Riding my bicycle across Vietnam
Today was another early morning. Up around 5:30, it was still mostly dark outside. While I am starting to streamline the morning routine, agenda items such as a thorough application of sunscreen still take time. But it’s nice to savor the routine, putting what few belongings I have away, starting to form habits of where everything goes, and, more simply, getting ready for the day.
Lyle was with me, and we planned to have a quick Clif bar before heading out onto the road in search of breakfast. About 5 miles in we were in luck. Locals were flocking on motorbikes to this one stretch of road. On both sides, vendors with fruit lined the dirt and rough concrete sidewalks, and one narrow, long building held big tables, colorful plastic chairs, and a counter behind which a vat of broth steamed. As we parked our bikes, a man came over with Google Translate. His phone read, “Please eat breakfast here, you are delicious” I smiled at that one, nodding and giving him a thumbs up. Two women worked quickly behind the counter, filling bowls with vermicelli noodles, cutting fat slabs of pork on a well-worn block, and retrieving a rich, golden broth from a tub behind them. I pointed at some sausage, meatballs, noodles, and broth, and I think they got the idea. That bowl of soup was truly magnificent, the best one of the trip so far. But that was only the first breakfast.
Lyle and I found just next door an old man with a small food-vending truck. Behind the glass: eggs, golden breakfast buns, cucumber, hot dog, and sweet and sour sauce. Egg sandwiches! He fired up a small skillet, splashing fresh, orange egg into an oily saute pan, and toasting the bun in a kind of old-fashioned panini press. Buttery, eggy, starchy, wow.
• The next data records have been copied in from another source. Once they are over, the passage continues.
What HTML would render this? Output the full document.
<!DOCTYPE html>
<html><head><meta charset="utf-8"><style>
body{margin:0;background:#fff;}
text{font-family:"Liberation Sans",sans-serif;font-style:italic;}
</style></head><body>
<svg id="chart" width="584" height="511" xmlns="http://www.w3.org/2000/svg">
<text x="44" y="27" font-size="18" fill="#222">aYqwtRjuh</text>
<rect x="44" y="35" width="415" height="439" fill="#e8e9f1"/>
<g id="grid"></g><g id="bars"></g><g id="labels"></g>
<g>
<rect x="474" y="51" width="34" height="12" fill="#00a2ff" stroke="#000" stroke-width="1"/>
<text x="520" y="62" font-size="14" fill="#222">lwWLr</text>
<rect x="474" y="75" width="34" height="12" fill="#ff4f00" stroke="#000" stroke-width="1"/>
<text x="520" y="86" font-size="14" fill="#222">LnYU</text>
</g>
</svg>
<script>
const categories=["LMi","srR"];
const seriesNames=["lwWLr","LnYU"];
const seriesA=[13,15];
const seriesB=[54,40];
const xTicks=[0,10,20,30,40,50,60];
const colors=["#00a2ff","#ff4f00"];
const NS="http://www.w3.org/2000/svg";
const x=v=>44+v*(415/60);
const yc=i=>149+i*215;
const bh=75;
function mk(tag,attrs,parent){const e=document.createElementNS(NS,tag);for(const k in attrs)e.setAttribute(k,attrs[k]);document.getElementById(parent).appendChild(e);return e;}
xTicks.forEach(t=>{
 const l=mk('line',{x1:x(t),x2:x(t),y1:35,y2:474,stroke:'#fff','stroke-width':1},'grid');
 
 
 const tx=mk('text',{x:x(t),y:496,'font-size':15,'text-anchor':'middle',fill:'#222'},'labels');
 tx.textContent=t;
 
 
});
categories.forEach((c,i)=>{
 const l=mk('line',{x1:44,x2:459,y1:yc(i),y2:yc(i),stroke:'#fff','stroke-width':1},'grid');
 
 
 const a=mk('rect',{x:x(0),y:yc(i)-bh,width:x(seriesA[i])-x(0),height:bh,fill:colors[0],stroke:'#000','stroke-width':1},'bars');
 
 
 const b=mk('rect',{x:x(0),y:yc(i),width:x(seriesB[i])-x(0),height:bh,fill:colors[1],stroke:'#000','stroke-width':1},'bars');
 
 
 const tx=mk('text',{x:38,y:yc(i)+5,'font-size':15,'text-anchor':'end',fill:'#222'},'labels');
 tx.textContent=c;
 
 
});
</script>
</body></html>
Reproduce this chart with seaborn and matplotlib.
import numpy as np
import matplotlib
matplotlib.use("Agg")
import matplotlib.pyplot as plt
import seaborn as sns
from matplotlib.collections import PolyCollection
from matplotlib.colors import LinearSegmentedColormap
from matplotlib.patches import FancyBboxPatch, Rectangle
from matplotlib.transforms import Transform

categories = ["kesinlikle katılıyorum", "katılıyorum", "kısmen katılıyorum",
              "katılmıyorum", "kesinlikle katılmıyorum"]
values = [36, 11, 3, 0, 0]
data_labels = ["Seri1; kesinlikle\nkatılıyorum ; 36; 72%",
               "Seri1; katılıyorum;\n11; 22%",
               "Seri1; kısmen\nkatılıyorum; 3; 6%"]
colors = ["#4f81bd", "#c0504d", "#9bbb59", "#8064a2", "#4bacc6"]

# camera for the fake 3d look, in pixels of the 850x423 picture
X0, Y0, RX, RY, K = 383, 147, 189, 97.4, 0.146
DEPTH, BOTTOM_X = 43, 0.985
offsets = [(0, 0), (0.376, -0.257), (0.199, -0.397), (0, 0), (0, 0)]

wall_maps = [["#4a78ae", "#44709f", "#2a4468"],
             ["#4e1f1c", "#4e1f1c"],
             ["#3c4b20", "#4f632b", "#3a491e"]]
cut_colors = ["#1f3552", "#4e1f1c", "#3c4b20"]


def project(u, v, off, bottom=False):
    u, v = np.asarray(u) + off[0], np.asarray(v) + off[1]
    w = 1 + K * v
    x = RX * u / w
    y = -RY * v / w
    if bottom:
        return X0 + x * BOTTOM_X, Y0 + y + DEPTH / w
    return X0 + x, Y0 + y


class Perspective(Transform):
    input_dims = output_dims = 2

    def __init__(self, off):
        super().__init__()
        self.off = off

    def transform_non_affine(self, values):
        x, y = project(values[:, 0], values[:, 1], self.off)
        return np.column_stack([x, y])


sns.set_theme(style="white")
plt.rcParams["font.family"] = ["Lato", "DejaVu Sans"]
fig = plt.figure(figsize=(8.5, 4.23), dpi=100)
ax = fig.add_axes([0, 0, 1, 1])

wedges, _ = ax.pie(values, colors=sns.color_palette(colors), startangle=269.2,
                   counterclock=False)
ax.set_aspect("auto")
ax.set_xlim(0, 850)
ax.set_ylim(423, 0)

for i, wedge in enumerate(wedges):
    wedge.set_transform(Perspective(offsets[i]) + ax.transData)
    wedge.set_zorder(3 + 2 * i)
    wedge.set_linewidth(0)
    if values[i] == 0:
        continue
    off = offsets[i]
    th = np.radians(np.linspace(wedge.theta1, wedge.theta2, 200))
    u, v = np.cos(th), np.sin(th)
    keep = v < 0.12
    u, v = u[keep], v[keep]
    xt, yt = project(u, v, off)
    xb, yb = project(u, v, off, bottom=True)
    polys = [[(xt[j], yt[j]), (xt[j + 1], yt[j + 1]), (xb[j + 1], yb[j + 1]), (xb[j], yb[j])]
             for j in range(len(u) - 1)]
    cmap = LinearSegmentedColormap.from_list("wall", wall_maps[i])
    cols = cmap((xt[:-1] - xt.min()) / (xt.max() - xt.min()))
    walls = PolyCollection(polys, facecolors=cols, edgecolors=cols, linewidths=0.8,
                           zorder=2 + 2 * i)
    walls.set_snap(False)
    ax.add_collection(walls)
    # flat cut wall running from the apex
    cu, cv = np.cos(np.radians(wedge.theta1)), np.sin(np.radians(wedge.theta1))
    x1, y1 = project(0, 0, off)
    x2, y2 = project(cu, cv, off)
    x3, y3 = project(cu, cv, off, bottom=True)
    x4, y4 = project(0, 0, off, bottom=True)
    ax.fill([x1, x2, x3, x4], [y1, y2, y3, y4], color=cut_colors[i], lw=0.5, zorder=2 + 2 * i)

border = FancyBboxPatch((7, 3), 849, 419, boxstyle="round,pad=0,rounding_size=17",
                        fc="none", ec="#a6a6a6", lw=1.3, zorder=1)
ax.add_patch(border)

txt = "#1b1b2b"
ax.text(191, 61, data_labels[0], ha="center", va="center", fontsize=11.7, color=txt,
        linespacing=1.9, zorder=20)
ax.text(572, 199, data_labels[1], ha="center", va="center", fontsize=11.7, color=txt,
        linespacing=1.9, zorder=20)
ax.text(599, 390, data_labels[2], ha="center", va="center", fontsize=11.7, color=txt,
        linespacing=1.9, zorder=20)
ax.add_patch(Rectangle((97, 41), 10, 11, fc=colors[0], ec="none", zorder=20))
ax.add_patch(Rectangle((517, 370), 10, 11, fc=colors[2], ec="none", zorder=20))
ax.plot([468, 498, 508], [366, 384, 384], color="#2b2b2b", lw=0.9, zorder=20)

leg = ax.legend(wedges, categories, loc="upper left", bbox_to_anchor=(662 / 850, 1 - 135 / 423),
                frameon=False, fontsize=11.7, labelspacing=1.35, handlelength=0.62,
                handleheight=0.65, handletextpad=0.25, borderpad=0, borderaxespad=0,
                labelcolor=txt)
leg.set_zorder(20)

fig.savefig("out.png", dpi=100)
Then Lyle found a small coffee shop, it could not get much better.
While our little breakfast adventure was tasty, it had cost us time. We were out of the hotel by 7:00. Having pedaled 4 miles and eaten breakfast, it was 8:30. It was decidedly time to get on the road, and I was excited. We seem to be in a particularly pretty part of the country, lush island hills jutting up all over the place. Sometimes the foliage gives way to reveal clean limestone. There are small farms everywhere, the occasional factory, and plenty of power lines zig-zagging all over the place. That first part of the morning we were riding right for a big mountain range, but at the last minute we turned parallel to it, being swallowed up into a valley with mountains on either side. It was incredible.
I made it to the hotel around 3:45 today. It is an austere, Soviet era looking building. It is concrete and gray as can be. At one time, this hotel might have been something, but not any more. I am very curious though, as to why there is such a large hotel in a relatively sparsely populated area. The shower felt really nice tonight, the 70 miles of orange soil dust, sunscreen, and sweat going right down the drain. I gave my riding suit a quick wash in the sink and wandered out into the town to see what was what. Scouting a few potential restaurant choices, a group of small kids found me and started waving profusely. I smiled and waved, much to their amusement. So far the roads have been really nicely maintained, and I have passed several active road works to improve what is already decent. In fact, I passed a truck today that was just puttering along washing the stone mile markers. In this intersection-city, the sidewalks were mostly nice. A couple of holes right by the street, and a big pile of gravel obstructed the walkway. Everywhere, it seems like there is this desire to build build build. Concrete and brick being the two favorite mediums. I passed a big game of volleyball and made my way into a corner store to buy some candy. “ChocoPN” “chocolate coated pie” was what I walked out with. Dinner was bun bo hue, I had two bowls, hungry from the days pedaling. Back at the hotel, I got into bed, settling down with the aforementioned candy, unfolded my keyboard, and got to writing. Tomorrow is only 55 miles (still no small feat) but importantly, there is the promise of a nicer hotel, which I am looking forward to immensely!